Tuesday, February 16, 2010

Good week in Afghanistan

The fight against the Taliban appears to be bearing some significant fruit. First, there was this week's successful offensive against the Taliban stronghold of Marjah in Helmud province.

Now comes word, that Pakistani and U.S. forces also captured the Afghan Taliban's military leader last week.
The Afghan Taliban's second in command, Mullah Abdul Ghani Baradar, was captured last week in Karachi during a joint operation by Pakistan's intelligence service and the CIA, according to U.S. and Pakistani sources.

Deputy to Taliban leader Mohammad Omar, Baradar has been considered by many to be in de facto control of the insurgent organization in recent years. His capture is by far the most important detention since the beginning of the war in Afghanistan in 2001 and the first known capture of a top-ranking insurgent during the Obama administration.
The capture should provide a treasure trove of information, especially since the administration managed to keep the capture under wraps for several days.

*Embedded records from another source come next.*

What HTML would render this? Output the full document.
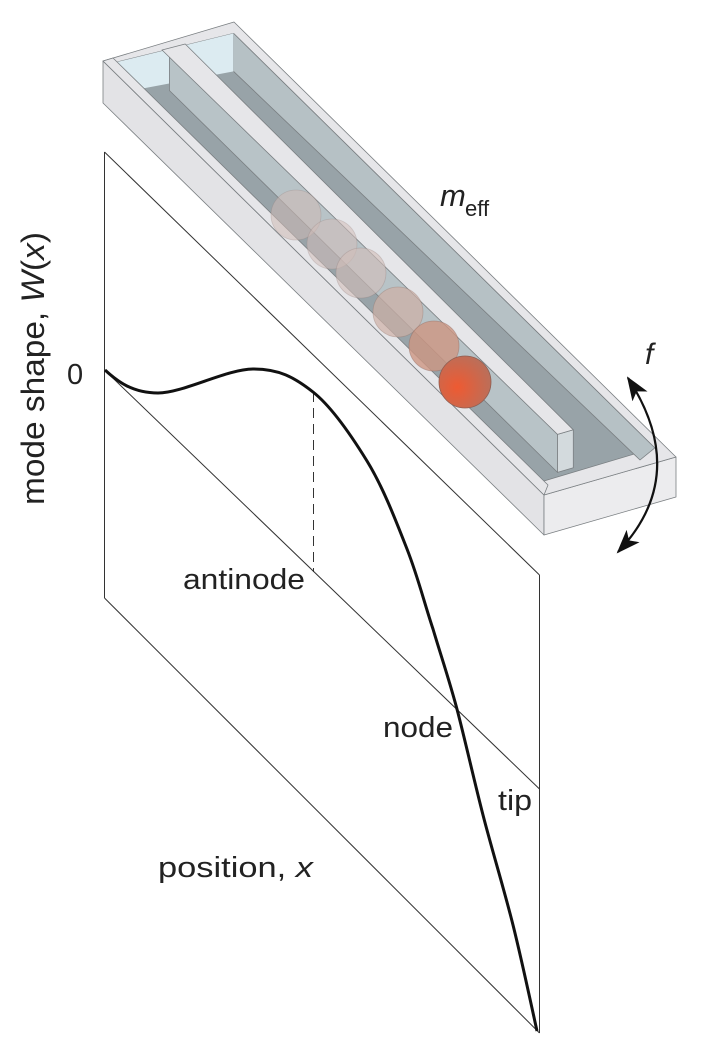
<!DOCTYPE html>
<html><head><meta charset="utf-8"><style>
html,body{margin:0;padding:0;background:#fff;}
svg{display:block;}
text{font-family:"Liberation Sans",sans-serif;fill:#222;}
</style></head><body>
<svg width="710" height="1062" viewBox="0 0 710 1062" xmlns="http://www.w3.org/2000/svg">
<defs>
<radialGradient id="rg" cx="0.35" cy="0.6" r="0.7">
<stop offset="0" stop-color="#ee5a32"/><stop offset="1" stop-color="#b8705c"/>
</radialGradient>
<marker id="ah" markerWidth="24" markerHeight="18" refX="22" refY="9" orient="auto-start-reverse" markerUnits="userSpaceOnUse" viewBox="0 0 24 18">
<path d="M0,0 L24,9 L0,18 L6,9 Z" fill="#111"/>
</marker>
</defs>

<!-- plot frame -->
<g stroke="#333" stroke-width="1" fill="none">
<line x1="104.5" y1="152" x2="104.5" y2="598"/>
<line x1="104.5" y1="152" x2="539.5" y2="575"/>
<line x1="539.5" y1="575" x2="539.5" y2="1033"/>
<line x1="104.5" y1="370" x2="539.5" y2="789"/>
<line x1="104.5" y1="598" x2="539.5" y2="1033"/>
<line x1="313.5" y1="392" x2="313.5" y2="572" stroke-dasharray="10,6"/>
</g>

<!-- channel -->
<g stroke="#7a7f82" stroke-width="0.8" stroke-linejoin="round">
<polygon points="103,61 544,495 544,535 103,103" fill="#e3e3e6"/>
<polygon points="544,495 676,457 676,497 544,535" fill="#ececee"/>
<polygon points="103,61 234,22 676,457 544,495" fill="#e6e6e9"/>
<polygon points="113,63 233.6,33.4 654.8,447.9 543.5,481.1" fill="#98a3a8"/>
<polygon points="233.6,33.4 654.8,447.9 640,460 233.6,71.4" fill="#b6c1c5"/>
<polygon points="113,63 233.6,33.4 233.6,71.4 140,89" fill="#dcebf1" stroke="none"/>
<polygon points="169.4,52.5 557.5,434.4 557.5,472.4 169.4,90.5" fill="#b8c3c7"/>
<polygon points="557.5,434.4 573.3,429.8 573.3,467.8 557.5,472.4" fill="#d3dadd"/>
<polygon points="162,50 185.2,44 573.3,429.8 557.5,434.4" fill="#e6e6e9"/>
<polygon points="103,61 113,58 548,485 544,495" fill="#e6e6e9"/>
</g>

<!-- balls -->
<g stroke-width="0.8">
<circle cx="296" cy="215" r="25" fill="rgba(205,185,180,0.55)" stroke="rgba(150,130,125,0.3)"/>
<circle cx="332" cy="244" r="25" fill="rgba(210,190,185,0.55)" stroke="rgba(150,130,125,0.3)"/>
<circle cx="361" cy="273" r="25" fill="rgba(210,190,185,0.6)" stroke="rgba(150,130,125,0.35)"/>
<circle cx="398" cy="312" r="25" fill="rgba(205,175,165,0.7)" stroke="rgba(150,120,110,0.4)"/>
<circle cx="434" cy="346" r="25" fill="rgba(205,150,130,0.8)" stroke="rgba(150,110,100,0.5)"/>
<circle cx="465" cy="382" r="26" fill="url(#rg)" stroke="#8e5e52"/>
</g>

<!-- mode curve -->
<path d="M105,370 C118,382 133,393 158,393 C183,393 227,369 253,369 C279,369 294,377 313,392 C332,407 351,435 367,461 C383,487 396,521 407,549 C418,577 424,602 433,629 C441,656 450,682 458,713 C466,744 474,780 483,815 C492,850 504,889 513,925 C522,961 533,1013 537,1031" fill="none" stroke="#111" stroke-width="3"/>

<!-- f arrow -->
<path d="M628,378 Q691,475 618,552" fill="none" stroke="#111" stroke-width="2.2" marker-start="url(#ah)" marker-end="url(#ah)"/>

<!-- labels -->
<text x="440" y="206" font-size="31" font-style="italic">m</text>
<text x="465" y="216" font-size="22">eff</text>
<text x="645" y="364" font-size="30" font-style="italic">f</text>
<text x="67" y="384" font-size="29" fill="#444">0</text>
<text transform="translate(44,505) rotate(-90)" font-size="32" textLength="273" lengthAdjust="spacingAndGlyphs">mode shape, <tspan font-style="italic">W</tspan>(<tspan font-style="italic">x</tspan>)</text>
<text x="183" y="589" font-size="29" textLength="122" lengthAdjust="spacingAndGlyphs">antinode</text>
<text x="383" y="737" font-size="29" textLength="70" lengthAdjust="spacingAndGlyphs">node</text>
<text x="498" y="810" font-size="29" textLength="34" lengthAdjust="spacingAndGlyphs">tip</text>
<text x="158" y="877" font-size="29" textLength="155" lengthAdjust="spacingAndGlyphs">position, <tspan font-style="italic">x</tspan></text>
</svg>
</body></html>
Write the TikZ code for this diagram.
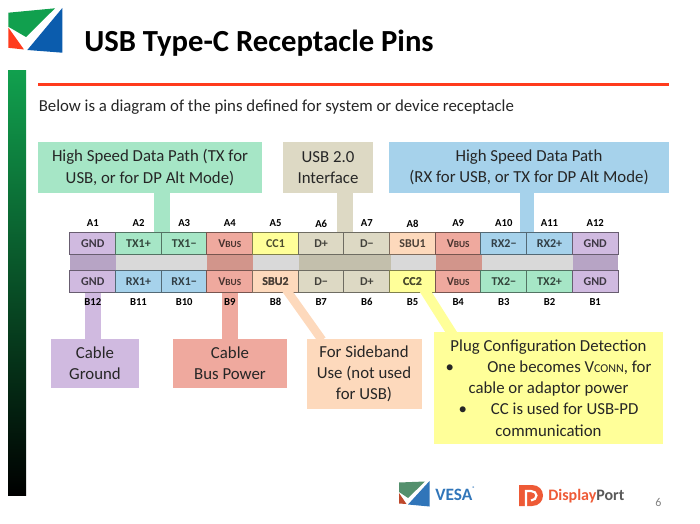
\documentclass[tikz,border=0pt]{standalone}
\usepackage{fontspec}
\setmainfont{Carlito}
\definecolor{vesagreen}{HTML}{11A04E}
\definecolor{vesared}{HTML}{FF3B1D}
\definecolor{vesablue}{HTML}{0B5CAD}
\definecolor{gndfill}{HTML}{D0BAE0}
\definecolor{txfill}{HTML}{A6E6C6}
\definecolor{rxfill}{HTML}{A6D2EB}
\definecolor{busfill}{HTML}{EFA99E}
\definecolor{ccfill}{HTML}{FFFF99}
\definecolor{usbfill}{HTML}{DDD9C4}
\definecolor{sbufill}{HTML}{FDD9BC}
\definecolor{dpred}{HTML}{EE5A36}
\tikzset{
  pin/.style={draw, line width=0.75pt, minimum width=34.25pt, minimum height=16.5pt, inner sep=0pt, font=\bfseries\fontsize{9}{9}\selectfont},
  pinname/.style={inner sep=0pt, font=\bfseries\fontsize{8}{8}\selectfont},
  callout/.style={inner sep=0pt, align=center, text=black!85, font=\fontsize{12.6}{15.9}\selectfont},
}
\newcommand{\vbus}{V\textsc{\fontsize{7}{7}\selectfont BUS}}
\begin{document}
\begin{tikzpicture}[x=0.75pt, y=-0.75pt]
\useasboundingbox (0, 0) rectangle (700, 524);
% logo
\fill [vesagreen] (8.3, 12.7) -- (55, 8.3) -- (26, 37) -- (8.3, 26.7) -- cycle;
\fill [vesared] (8.3, 27.5) -- (24, 49.5) -- (8.3, 47.8) -- cycle;
\fill [vesablue] (62.3, 8) -- (62.3, 52.7) -- (27.3, 50) -- cycle;
\node (title) [anchor=base west, inner sep=0pt, font=\bfseries\fontsize{23}{23}\selectfont] at (84, 52) {USB Type-C Receptacle Pins};
\shade [top color=vesagreen, bottom color=black] (8, 71) rectangle (26, 495);
\fill [vesared] (38, 83) rectangle (669, 86);
\node (intro) [anchor=base west, inner sep=0pt, text=black!85, font=\fontsize{12.6}{15}\selectfont] at (38.5, 112) {Below is a diagram of the pins defined for system or device receptacle};
% callouts
\node (txpath) [callout, fill=txfill, minimum width=168pt, minimum height=38.25pt] at (150, 167.5) {High Speed Data Path (TX for\\USB, or for DP Alt Mode)};
\node (usbtwo) [callout, fill=usbfill, minimum width=67.5pt, minimum height=38.25pt] at (328, 167.5) {USB 2.0\\Interface};
\node (rxpath) [callout, fill=rxfill, minimum width=210pt, minimum height=38.25pt] at (529, 167.5) {High Speed Data Path\\(RX for USB, or TX for DP Alt Mode)};
\node (ground) [callout, fill=gndfill, minimum width=66pt, minimum height=36.75pt] at (95, 363.5) {Cable\\Ground};
\node (power) [callout, fill=busfill, minimum width=85.5pt, minimum height=36.75pt] at (230, 363.5) {Cable\\Bus Power};
\node (sideband) [callout, fill=sbufill, minimum width=86.25pt, minimum height=52pt] at (364, 374) {For Sideband\\Use (not used\\for USB)};
\node (plug) [callout, fill=ccfill, minimum width=171.75pt, minimum height=84pt] at (548.5, 388) {Plug Configuration Detection\\\textbullet\hspace{25pt}One becomes V\textsc{\fontsize{9}{9}\selectfont CONN}, for\\cable or adaptor power\\\textbullet\hspace{18pt}CC is used for USB-PD\\communication};
% middle row
\fill [gndfill!88!black] (70, 255) rectangle (115.7, 270);
\fill [black!15] (115.7, 255) rectangle (207, 270);
\fill [busfill!88!black] (207, 255) rectangle (252.7, 270);
\fill [black!15] (252.7, 255) rectangle (298.8, 270);
\fill [usbfill!88!black] (298.8, 255) rectangle (390.5, 270);
\fill [black!15] (390.5, 255) rectangle (436, 270);
\fill [busfill!88!black] (436, 255) rectangle (481.7, 270);
\fill [black!15] (481.7, 255) rectangle (572.7, 270);
\fill [gndfill!88!black] (572.7, 255) rectangle (618.3, 270);
% pins
\node (a1) [pin, fill=gndfill, draw=gndfill!50!black, text=gndfill!30!black] at (92.8, 244) {GND};
\node (a2) [pin, fill=txfill, draw=txfill!50!black, text=txfill!30!black] at (138.5, 244) {TX1+};
\node (a3) [pin, fill=txfill, draw=txfill!50!black, text=txfill!30!black] at (184.2, 244) {TX1−};
\node (a4) [pin, fill=busfill, draw=busfill!50!black, text=busfill!30!black] at (229.8, 244) {\vbus};
\node (a5) [pin, fill=ccfill, draw=ccfill!50!black, text=ccfill!30!black] at (275.5, 244) {CC1};
\node (a6) [pin, fill=usbfill, draw=usbfill!50!black, text=usbfill!30!black] at (321.2, 244) {D+};
\node (a7) [pin, fill=usbfill, draw=usbfill!50!black, text=usbfill!30!black] at (366.8, 244) {D−};
\node (a8) [pin, fill=sbufill, draw=sbufill!50!black, text=sbufill!30!black] at (412.5, 244) {SBU1};
\node (a9) [pin, fill=busfill, draw=busfill!50!black, text=busfill!30!black] at (458.2, 244) {\vbus};
\node (a10) [pin, fill=rxfill, draw=rxfill!50!black, text=rxfill!30!black] at (503.8, 244) {RX2−};
\node (a11) [pin, fill=rxfill, draw=rxfill!50!black, text=rxfill!30!black] at (549.5, 244) {RX2+};
\node (a12) [pin, fill=gndfill, draw=gndfill!50!black, text=gndfill!30!black] at (595.2, 244) {GND};
\node (b12) [pin, fill=gndfill, draw=gndfill!50!black, text=gndfill!30!black] at (92.8, 281.5) {GND};
\node (b11) [pin, fill=rxfill, draw=rxfill!50!black, text=rxfill!30!black] at (138.5, 281.5) {RX1+};
\node (b10) [pin, fill=rxfill, draw=rxfill!50!black, text=rxfill!30!black] at (184.2, 281.5) {RX1−};
\node (b9) [pin, fill=busfill, draw=busfill!50!black, text=busfill!30!black] at (229.8, 281.5) {\vbus};
\node (b8) [pin, fill=sbufill, draw=sbufill!50!black, text=sbufill!30!black] at (275.5, 281.5) {SBU2};
\node (b7) [pin, fill=usbfill, draw=usbfill!50!black, text=usbfill!30!black] at (321.2, 281.5) {D−};
\node (b6) [pin, fill=usbfill, draw=usbfill!50!black, text=usbfill!30!black] at (366.8, 281.5) {D+};
\node (b5) [pin, fill=ccfill, draw=ccfill!50!black, text=ccfill!30!black] at (412.5, 281.5) {CC2};
\node (b4) [pin, fill=busfill, draw=busfill!50!black, text=busfill!30!black] at (458.2, 281.5) {\vbus};
\node (b3) [pin, fill=txfill, draw=txfill!50!black, text=txfill!30!black] at (503.8, 281.5) {TX2−};
\node (b2) [pin, fill=txfill, draw=txfill!50!black, text=txfill!30!black] at (549.5, 281.5) {TX2+};
\node (b1) [pin, fill=gndfill, draw=gndfill!50!black, text=gndfill!30!black] at (595.2, 281.5) {GND};
% connectors
\draw [txfill, line width=12pt] (txpath.south -| a2.north east) -- (a2.north east);
\draw [usbfill, line width=12pt] (usbtwo.south -| a6.north east) -- (a6.north east);
\draw [rxfill, line width=11pt] (rxpath.south -| a10.north east) -- (a10.north east);
\draw [gndfill, line width=12pt] (b12.south) -- (ground.north -| b12.south);
\draw [busfill, line width=12pt] (b9.south) -- (power.north -| b9.south);
\coordinate (sbustart) at (285, 288);
\coordinate (sbuend) at (322, 340);
\coordinate (ccstart) at (422, 286);
\coordinate (ccend) at (453, 335);
\draw [sbufill, line width=6.5pt] (sbustart) -- (sbuend);
\draw [ccfill, line width=7.5pt] (ccstart) -- (ccend);
\node (b8t) [pinname, font=\bfseries\fontsize{9}{9}\selectfont, text=sbufill!30!black] at (275.5, 281.5) {SBU2};
\node (b5t) [pinname, font=\bfseries\fontsize{9}{9}\selectfont, text=ccfill!30!black] at (412.5, 281.5) {CC2};
% pin names
\node (na1) [pinname] at (92.8, 223.5) {A1};
\node (na2) [pinname] at (138.5, 223.5) {A2};
\node (na3) [pinname] at (184.2, 223.5) {A3};
\node (na4) [pinname] at (229.8, 223.5) {A4};
\node (na5) [pinname] at (275.5, 223.5) {A5};
\node (na6) [pinname] at (321.2, 223.5) {A6};
\node (na7) [pinname] at (366.8, 223.5) {A7};
\node (na8) [pinname] at (412.5, 223.5) {A8};
\node (na9) [pinname] at (458.2, 223.5) {A9};
\node (na10) [pinname] at (503.8, 223.5) {A10};
\node (na11) [pinname] at (549.5, 223.5) {A11};
\node (na12) [pinname] at (595.2, 223.5) {A12};
\node (nb12) [pinname] at (92.8, 302) {B12};
\node (nb11) [pinname] at (138.5, 302) {B11};
\node (nb10) [pinname] at (184.2, 302) {B10};
\node (nb9) [pinname] at (229.8, 302) {B9};
\node (nb8) [pinname] at (275.5, 302) {B8};
\node (nb7) [pinname] at (321.2, 302) {B7};
\node (nb6) [pinname] at (366.8, 302) {B6};
\node (nb5) [pinname] at (412.5, 302) {B5};
\node (nb4) [pinname] at (458.2, 302) {B4};
\node (nb3) [pinname] at (503.8, 302) {B3};
\node (nb2) [pinname] at (549.5, 302) {B2};
\node (nb1) [pinname] at (595.2, 302) {B1};
% footer
\fill [vesagreen!60!black!70!white] (399, 482.5) -- (425, 481.5) -- (408, 498) -- (399, 492) -- cycle;
\fill [dpred!80!black] (399, 493) -- (406.5, 504) -- (399, 503.5) -- cycle;
\fill [vesablue!85!white] (429.5, 481) -- (429.5, 506.5) -- (408, 504.5) -- cycle;
\node (vesa) [anchor=west, inner sep=0pt, text=vesablue!85!white, font=\bfseries\fontsize{13}{13}\selectfont] at (435, 494) {VESA\raisebox{1.2ex}{\fontsize{4}{4}\selectfont ®}};
\fill [dpred] (519, 485) -- (532, 485) .. controls (539, 485) and (543, 490) .. (543, 495.5) .. controls (543, 501) and (539, 506) .. (532, 506) -- (519, 506) -- cycle;
\draw [white, line width=1.6pt] (526, 507) -- (526, 491) -- (531, 491) .. controls (534, 491) and (536.5, 493) .. (536.5, 495.5) .. controls (536.5, 498) and (534, 500.5) .. (531, 500.5);
\node (dport) [anchor=west, inner sep=0pt, font=\bfseries\fontsize{12}{12}\selectfont] at (548, 496.5) {\textcolor{dpred}{Display}\textcolor{black!65}{Port}};
\node (page) [inner sep=0pt, text=black!50, font=\fontsize{9}{9}\selectfont] at (658.5, 502.5) {6};
\end{tikzpicture}
\end{document}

The administration has had several notable successes killing Al Qaeda and Taliban militants, including high-ranking militants in Somalia, Yemen, and Pakistan. However, this represents it's first capture of a top leader.

It also represents the first important test of whether the U.S. can successfully extract intelligence from a top and immediately dangerous captive under the administration's new interrogation policies.

It will also be interesting to see how Dick Cheney, Sarah Palin and the rest of the Party of No spin the last week's events as failures (give credit to Glenn Beck for boldly jumping right to the front of the idiot line and saying that we should have immediately shot Baradar in the head "before we what release him into primary schools in New York City").

1 comment:

Fec said...

Ironically, Baradar should count himself fortunate not to have been targeted for assassination as were money of his subordinates.

Meanwhile, rules of conduct prevent our military from firing at combatants who aren't actually carrying weapons.

Combine that with Marines being asked to prosecute counterinsurgency by making friends and building schools and hospitals.

Attempting to convince opium farmers to grow wheat is just more evidence of our schizophrenic policies.

I support our military, but not the government's misuse of it.